begin Records supplied
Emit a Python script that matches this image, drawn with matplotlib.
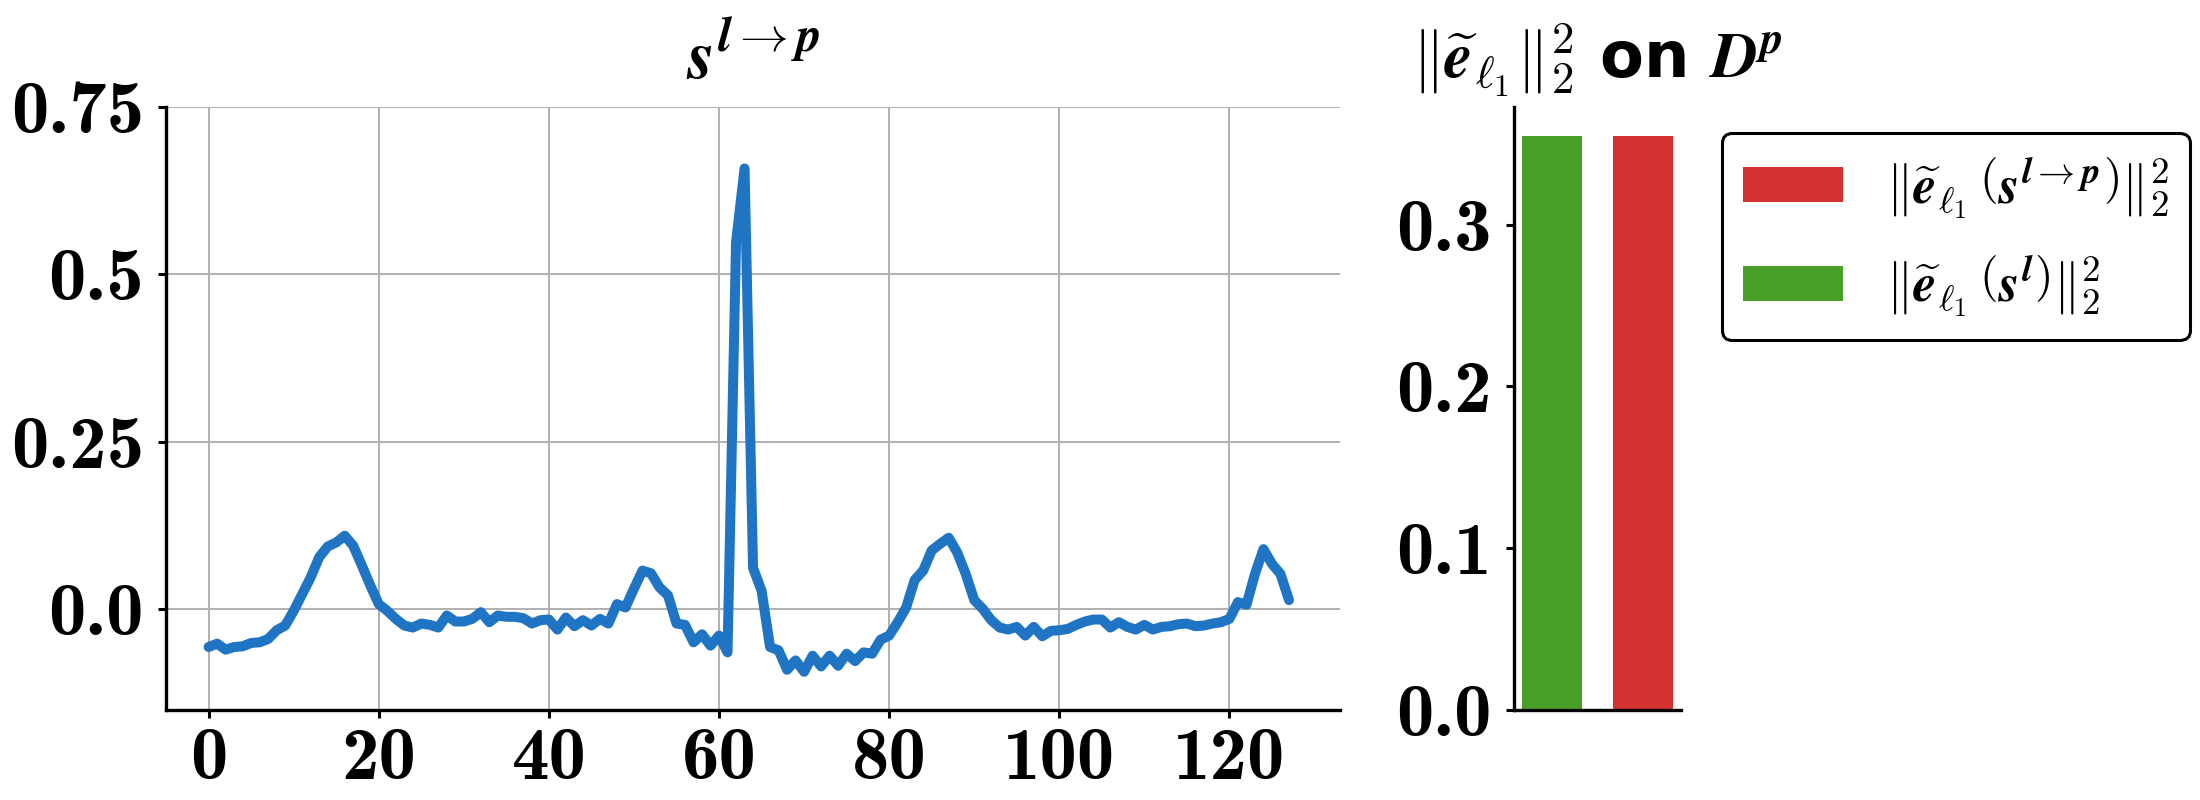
import matplotlib
matplotlib.use("Agg")
import matplotlib.pyplot as plt
from matplotlib.ticker import FixedLocator, FixedFormatter

plt.rcParams['mathtext.fontset'] = 'cm'
plt.rcParams['font.family'] = ['DejaVu Sans']

# 左图：信号 s^{l->p}（128 个采样点）
signal = [
    -0.056, -0.051, -0.060, -0.056, -0.055, -0.050, -0.049, -0.044, -0.031, -0.024,
    -0.002, 0.023, 0.048, 0.078, 0.094, 0.100, 0.110, 0.095, 0.066, 0.036,
    0.008, -0.002, -0.014, -0.024, -0.027, -0.021, -0.023, -0.027, -0.009, -0.018,
    -0.018, -0.014, -0.004, -0.019, -0.009, -0.011, -0.011, -0.013, -0.021, -0.016,
    -0.015, -0.030, -0.012, -0.025, -0.016, -0.024, -0.014, -0.021, 0.008, 0.003,
    0.031, 0.058, 0.054, 0.033, 0.021, -0.021, -0.023, -0.049, -0.037, -0.054,
    -0.039, -0.064, 0.548, 0.658, 0.062, 0.028, -0.056, -0.061, -0.090, -0.076,
    -0.093, -0.069, -0.085, -0.069, -0.084, -0.066, -0.077, -0.064, -0.066, -0.045,
    -0.039, -0.019, 0.003, 0.044, 0.058, 0.088, 0.098, 0.107, 0.085, 0.053,
    0.014, 0.001, -0.016, -0.027, -0.030, -0.026, -0.039, -0.026, -0.040, -0.032,
    -0.031, -0.029, -0.023, -0.018, -0.015, -0.015, -0.027, -0.019, -0.026, -0.030,
    -0.023, -0.030, -0.026, -0.025, -0.022, -0.021, -0.025, -0.024, -0.021, -0.019,
    -0.014, 0.011, 0.007, 0.053, 0.090, 0.068, 0.053, 0.014,
]
left_xticks = [0, 20, 40, 60, 80, 100, 120]
left_xticklabels = ['0', '20', '40', '60', '80', '100', '120']
left_yticks = [0.0, 0.25, 0.5, 0.75]
left_yticklabels = ['0.0', '0.25', '0.5', '0.75']

# 右图：两个误差柱
bar_labels = [r'$\|\widetilde{\boldsymbol{e}}_{\boldsymbol{\ell}_1}\,\left(\boldsymbol{s}^{\boldsymbol{l}}\right)\|_2^2$',
              r'$\|\widetilde{\boldsymbol{e}}_{\boldsymbol{\ell}_1}\,\left(\boldsymbol{s}^{\boldsymbol{l}\to \boldsymbol{p}}\right)\|_2^2$']
bar_values = [0.355, 0.355]
bar_colors = ['#49a027', '#d43131']
right_yticks = [0.0, 0.1, 0.2, 0.3]
right_yticklabels = ['0.0', '0.1', '0.2', '0.3']

fig = plt.figure(figsize=(11, 4), dpi=200)

# ---------------- 左图 ----------------
ax1 = fig.add_axes([0.0755, 0.1125, 0.5336, 0.754])
ax1.plot(range(len(signal)), signal, color='#1f75c4', linewidth=3.6, solid_capstyle='round')
ax1.set_xlim(-5, 133)
ax1.set_ylim(-0.15, 0.75)
ax1.xaxis.set_major_locator(FixedLocator(left_xticks))
ax1.xaxis.set_major_formatter(FixedFormatter(left_xticklabels))
ax1.yaxis.set_major_locator(FixedLocator(left_yticks))
ax1.yaxis.set_major_formatter(FixedFormatter(left_yticklabels))
ax1.grid(True, color='#b0b0b0', linewidth=0.7)
ax1.set_axisbelow(True)
ax1.set_title(r'$\boldsymbol{s}^{\boldsymbol{l}\to\boldsymbol{p}}$', fontsize=25, pad=10)

# ---------------- 右图 ----------------
ax2 = fig.add_axes([0.6882, 0.1125, 0.0759, 0.754])
bars = ax2.bar(range(len(bar_values)), bar_values, width=0.66, color=bar_colors)
ax2.set_xticks([])
ax2.yaxis.set_major_locator(FixedLocator(right_yticks))
ax2.yaxis.set_major_formatter(FixedFormatter(right_yticklabels))
ax2.set_title(r'$\|\widetilde{\boldsymbol{e}}_{\boldsymbol{\ell}_1}\|_2^2$ on $\boldsymbol{D}^{\boldsymbol{p}}$',
              fontsize=23, fontweight='bold', pad=10)

for ax in (ax1, ax2):
    for side in ('top', 'right'):
        ax.spines[side].set_visible(False)
    for side in ('left', 'bottom'):
        ax.spines[side].set_linewidth(1.2)
    ax.tick_params(axis='both', labelsize=27, length=3, width=1.1)
    ax.tick_params(axis='y', pad=5)
    ax.tick_params(axis='x', pad=3)
    for lab in ax.get_xticklabels() + ax.get_yticklabels():
        lab.set_fontfamily('cmb10')

leg = fig.legend([bars[1], bars[0]], [bar_labels[1], bar_labels[0]],
                 loc='upper left', bbox_to_anchor=(0.7827, 0.834),
                 bbox_transform=fig.transFigure, borderaxespad=0,
                 fontsize=19, frameon=True, fancybox=True, framealpha=1,
                 handlelength=1.9, handleheight=0.65, labelspacing=0.6)
leg.get_frame().set_edgecolor('black')
leg.get_frame().set_linewidth(1.1)

fig.savefig('out.png', dpi=200)
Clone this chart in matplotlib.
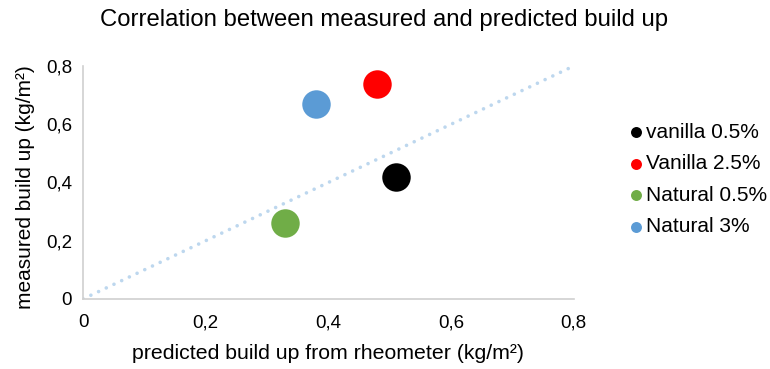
import matplotlib
matplotlib.use("Agg")
import matplotlib.pyplot as plt
from matplotlib.ticker import FuncFormatter

plt.rcParams['font.family'] = ['Liberation Sans', 'DejaVu Sans']

labels = ["vanilla 0.5%", "Vanilla 2.5%", "Natural 0.5%", "Natural 3%"]
predicted = [0.51, 0.48, 0.33, 0.38]
measured = [0.42, 0.74, 0.26, 0.67]
colors = ["#000000", "#ff0000", "#70ad47", "#5b9bd5"]
line_x = [0, 0.8]
line_y = [0, 0.8]

fig = plt.figure(figsize=(7.7, 3.69), dpi=100)
ax = fig.add_axes([0.108, 0.19, 0.637, 0.631])

ax.plot(line_x, line_y, linestyle=(0, (0.01, 2.35)), color="#bdd7ee",
        linewidth=2.6, dash_capstyle="round", zorder=1)
for lab, px, my, c in zip(labels, predicted, measured, colors):
    ax.scatter(px, my, s=420, color=c, label=lab, zorder=3, linewidths=0)

ax.set_xlim(0, 0.8)
ax.set_ylim(0, 0.8)
ticks = [0, 0.2, 0.4, 0.6, 0.8]
ax.set_xticks(ticks)
ax.set_yticks(ticks)
fmt = FuncFormatter(lambda v, p: "0" if v == 0 else ("%.1f" % v).replace(".", ","))
ax.xaxis.set_major_formatter(fmt)
ax.yaxis.set_major_formatter(fmt)
ax.tick_params(length=0, labelsize=13.5, colors="#000000", pad=8)
ax.tick_params(axis="x", pad=11)

for s in ["top", "right"]:
    ax.spines[s].set_visible(False)
for s in ["left", "bottom"]:
    ax.spines[s].set_color("#d0d0d0")
    ax.spines[s].set_linewidth(1.2)

ax.set_xlabel("predicted build up from rheometer (kg/m²)", fontsize=15.3, labelpad=9)
ax.set_ylabel("measured build up (kg/m²)", fontsize=15, labelpad=8, y=0.48)
fig.text(0.4987, 1 - 26 / 369, "Correlation between measured and predicted build up",
         fontsize=17.2, ha="center", va="baseline")

leg = ax.legend(loc="center left", bbox_to_anchor=(1.088, 0.513), frameon=False,
                fontsize=15, markerscale=0.385, handletextpad=0.0,
                labelspacing=0.6, handlelength=1.0, borderaxespad=0)

fig.savefig("out.png", dpi=100)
end Records supplied
The required output is the exact run of lines from the start of the records through the line containing "from matplotlib.ticker import FixedLocator, FixedFormatter", both ends included, with no pictures.

Emit a Python script that matches this image, drawn with matplotlib.
import matplotlib
matplotlib.use("Agg")
import matplotlib.pyplot as plt
from matplotlib.ticker import FixedLocator, FixedFormatter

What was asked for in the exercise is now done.